Für Investoren ist das attraktiv. Statt politischer Versprechen zählt hier operative Umsetzung. Die Wertschöpfung entsteht nicht durch Subventionen, sondern durch Technologie, Wartung und langfristige Kundenbeziehungen.

Risiken bleiben – aber sie sind kalkuliert
Natürlich ist der Deal kein Selbstläufer. Die Integration eines Carve-outs aus einem großen Konzern ist anspruchsvoll. IT-Strukturen, Lieferketten, Personalfragen – all das kostet Zeit und Geld. Zudem bleibt offen, wie profitabel Gas Solutions aktuell arbeitet.
Doch genau hier liegt der Hebel. Mutares kauft selten perfekte Unternehmen. Entscheidend ist, ob sich operative Effizienz steigern und strategische Klarheit herstellen lässt. Die Erfahrung spricht dafür, dass das Management diese Klaviatur beherrscht.

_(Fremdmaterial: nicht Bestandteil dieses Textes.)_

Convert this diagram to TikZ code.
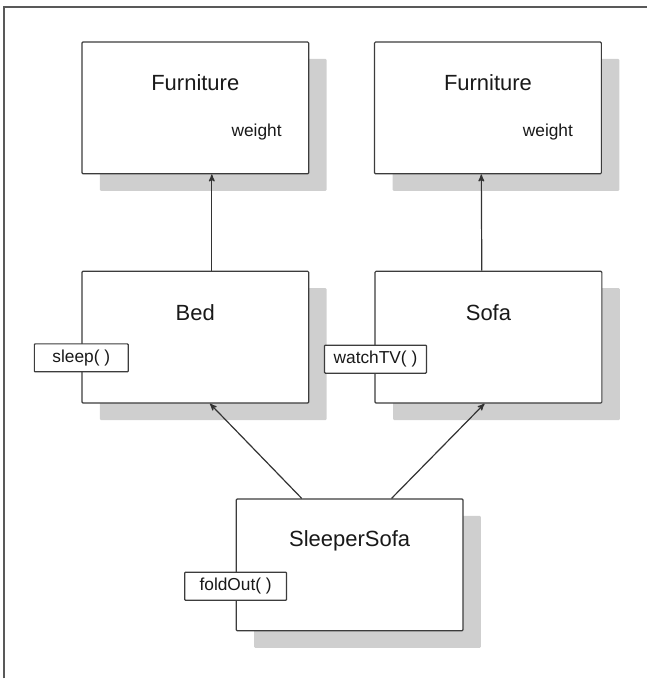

Ein Deal mit Signalwirkung
Die geplante Übernahme zeigt, wohin die Reise geht. Mutares entwickelt sich weiter vom Sanierungsspezialisten zum industriellen Portfoliobauer mit klaren thematischen Schwerpunkten. Energie, Infrastruktur, Maritime – das sind keine kurzfristigen Moden, sondern strukturelle Märkte.
Dass die Börse diese Entwicklung sofort einpreist, ist kein Zufall. Der Deal ist noch nicht abgeschlossen, doch die Richtung stimmt. Für Anleger ist das oft wichtiger als der letzte Prozentpunkt beim Kaufpreis.